A superbly well kept litre bottle of rare 19th Century Chartreuse Yellow liqueur dating back to between 1878 and 1903 when production was located at Fourvoirie in France, has been consigned to auction. This bottle dates to before the Chartreuse monks moved their distillery from France to Spain and as this pristine bottle has such great significance to liqueur collectors and enthusiasts my first task was to discover why the bottle was so perfectly preserved, and so clean!
Chartreuse only gets better with age, it mellows and becomes more alluring and sophisticated.
My investigations took me on a surprising and wonderful journey of discovery. The bottle had been stored on its side in cool, dark cellar conditions for decades but the story of this bottle of Chartreuse actually began in 1897 with the birth of Freddie Lecomte in London.

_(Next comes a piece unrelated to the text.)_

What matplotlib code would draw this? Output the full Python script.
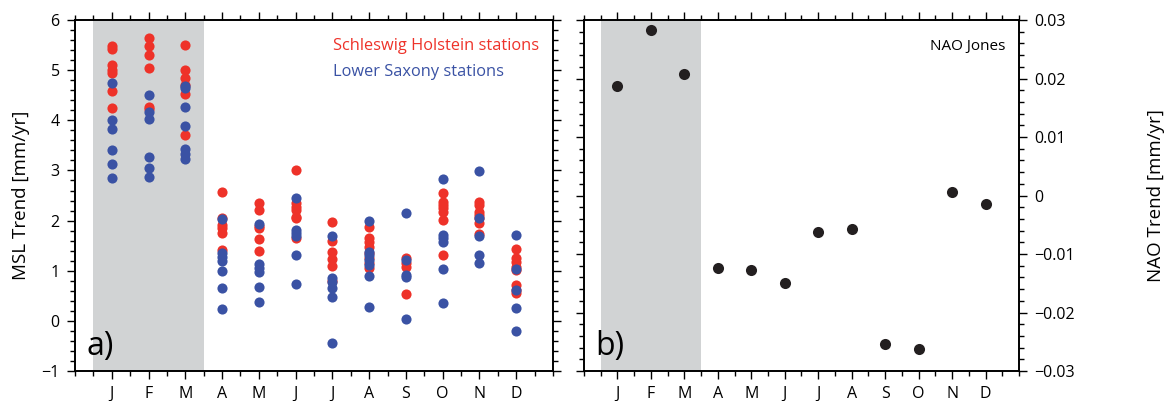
import numpy as np
import matplotlib
matplotlib.use("Agg")
import matplotlib.pyplot as plt
from matplotlib.ticker import MultipleLocator

plt.rcParams['font.family'] = ['Open Sans', 'DejaVu Sans']
plt.rcParams['axes.unicode_minus'] = True

months = ['J', 'F', 'M', 'A', 'M', 'J', 'J', 'A', 'S', 'O', 'N', 'D']

# Schleswig Holstein stations, MSL trend per month [mm/yr]
sh_trend = [
    [5.48, 5.42, 5.10, 5.01, 4.95, 4.59, 4.25],
    [5.65, 5.49, 5.31, 5.05, 4.27, 4.22],
    [5.51, 5.01, 4.85, 4.70, 4.53, 3.71],
    [2.58, 2.06, 1.92, 1.85, 1.75, 1.42],
    [2.36, 2.22, 1.90, 1.86, 1.64, 1.40],
    [3.01, 2.36, 2.28, 2.22, 2.08, 2.06, 1.65],
    [1.98, 1.60, 1.38, 1.24, 1.10, 0.80],
    [1.88, 1.66, 1.58, 1.48, 1.36, 1.26, 1.16, 1.06],
    [1.26, 1.16, 1.08, 0.54],
    [2.56, 2.38, 2.32, 2.26, 2.18, 2.02, 1.32],
    [2.38, 2.32, 2.18, 2.12, 2.06, 1.96, 1.74],
    [1.44, 1.26, 1.18, 1.08, 1.02, 0.72, 0.62, 0.56],
]

# Lower Saxony stations
ls_trend = [
    [4.75, 4.01, 3.83, 3.41, 3.13, 2.85],
    [4.51, 4.17, 4.03, 3.27, 3.05, 2.87],
    [4.69, 4.65, 4.27, 3.89, 3.43, 3.33, 3.23],
    [2.03, 1.36, 1.28, 1.20, 1.00, 0.66, 0.24],
    [1.94, 1.14, 1.06, 0.98, 0.68, 0.38],
    [2.46, 1.82, 1.76, 1.70, 1.32, 0.74],
    [1.70, 0.86, 0.78, 0.66, 0.48, -0.44],
    [2.00, 1.38, 1.32, 1.22, 1.12, 0.90, 0.28],
    [2.16, 1.22, 0.92, 0.88, 0.04],
    [2.83, 1.72, 1.66, 1.58, 1.04, 0.36],
    [2.98, 2.06, 1.70, 1.32, 1.16],
    [1.72, 1.04, 0.62, 0.26, -0.20],
]

# NAO (Jones) trend per month
nao_trend = [0.0188, 0.0283, 0.0208, -0.0124, -0.0127, -0.0150,
             -0.0063, -0.0058, -0.0254, -0.0262, 0.0006, -0.0014]

RED = '#ee3229'
BLUE = '#3a52a4'
GREY = '#d1d3d4'

fig = plt.figure(figsize=(11.64, 4.01), dpi=100)
ax1 = fig.add_axes([0.0644, 0.0748, 0.4107, 0.8752])
ax2 = fig.add_axes([0.5017, 0.0748, 0.3737, 0.8752])

x = np.arange(1, 13)

def style(ax):
    ax.set_xlim(0, 13)
    ax.axvspan(0.5, 3.5, color=GREY, lw=0, zorder=0)
    ax.set_xticks(x)
    ax.set_xticklabels(months)
    ax.xaxis.set_minor_locator(MultipleLocator(0.5))
    ax.tick_params(which='both', direction='out', top=True, right=True,
                   labelsize=11.5, width=1.0, colors='black')
    ax.tick_params(which='major', length=6, pad=5)
    ax.tick_params(which='minor', length=3.5)
    for s in ax.spines.values():
        s.set_linewidth(1.4)

# panel a
style(ax1)
for i in range(12):
    ax1.plot([x[i]] * len(sh_trend[i]), sh_trend[i], 'o', color=RED,
             ms=7.3, mec='none', zorder=2)
for i in range(12):
    ax1.plot([x[i]] * len(ls_trend[i]), ls_trend[i], 'o', color=BLUE,
             ms=7.3, mec='none', zorder=3)
ax1.set_ylim(-1, 6)
ax1.yaxis.set_major_locator(MultipleLocator(1))
ax1.yaxis.set_minor_locator(MultipleLocator(0.2))
ax1.set_ylabel('MSL Trend [mm/yr]', fontsize=13.5, labelpad=8)
ax1.text(0.025, 0.045, 'a)', transform=ax1.transAxes, fontsize=23)
ax1.text(0.539, 0.925, 'Schleswig Holstein stations', transform=ax1.transAxes,
         color=RED, fontsize=11.8, va='center')
ax1.text(0.539, 0.853, 'Lower Saxony stations', transform=ax1.transAxes,
         color=BLUE, fontsize=11.8, va='center')

# panel b
style(ax2)
ax2.plot(x, nao_trend, 'o', color='#231f20', ms=8, mec='none', zorder=3)
ax2.set_ylim(-0.03, 0.03)
ax2.yaxis.set_major_locator(MultipleLocator(0.01))
ax2.yaxis.set_minor_locator(MultipleLocator(0.002))
ax2.yaxis.tick_right()
ax2.tick_params(which='both', left=True)
ax2.yaxis.set_label_position('right')
ax2.set_yticks([-0.03, -0.02, -0.01, 0, 0.01, 0.02, 0.03])
ax2.set_yticklabels(['\u22120.03', '\u22120.02', '\u22120.01', '0',
                     '0.01', '0.02', '0.03'])
ax2.set_ylabel('NAO Trend [mm/yr]', fontsize=13.5, labelpad=52)
ax2.text(0.025, 0.045, 'b)', transform=ax2.transAxes, fontsize=23)
ax2.text(0.968, 0.925, 'NAO Jones', transform=ax2.transAxes,
         color='black', fontsize=11, va='center', ha='right')

fig.savefig('out.png', dpi=100)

Freddie as a baby with his French family in Neauphle-le-Chateau
Freddie’s French parents, Leon Louis and Julia Augustine Lecomte had recently married and were living in Leytonstone, East London. Leon worked for a telegraphic undersea cable company which had brought the family to London, but originally his parents were from Neauphle-le-Chateau (where Grand Marnier is produced), a town to the west of Paris, not too far from Versailles.

Freddie’s parents, Leon & Julia
The family would holiday in France, either in Antibes in the south of France or in Freddie’s family’s home town and they would often return to London with bottles of liqueurs as gifts.
Young Freddie was eventually called up for French national service during the First World War, he never saw active duty and, most significantly to our bottle of Chartreuse, he went on to marry Renie Annie, a Londoner, in 1926.

Freddie & Renie’s wedding in 1926. Henry William Hebbard who was best man, is also in the photo
This bottle of Yellow Chartreuse was given by Renie and her husband Freddie Leconte to the seller’s great grandparents Henry William and Doris ‘Nana Marsy’ Hebbard, their cousin (it is thought it was a wedding gift when Henry and Doris married in 1930).

Henry William and Marsy’s wedding day, when this bottle was a gift to them
Though the couple loved liqueurs the bottle just sat for years in the back of their walk in larder in Chingford, England. Why this bottle of Chartreuse was never opened no one in the family knows, all they know is that when Nana Marsy moved to a care home in 1993 the bottle was still there.

Freddie & Renie with his parents, Leon & Julia, on their 50th wedding anniversary in 1937 on the doorstep of Freddie & Renie’s house, in East London
‘It’s so clean because they polished it!’
The seller’s grandparents acquired the bottle and ever since then it has been laid down at the back of their drinks cabinet and periodically dusted and given a wipe over. That’s until it was passed to their grandson at Christmas 2021.

Chartreuse Yellow, bottled 1878-1903, Fourvoirie 100cl
Chartreuse Yellow Bottled 1878-1903 – Fourvoirie 100cl
The main label on the bottle is missing however there is a handwritten label which reads: Veritable Chartreuse Tres Vieille. The top of the cork is covered with residue of the original wax seal.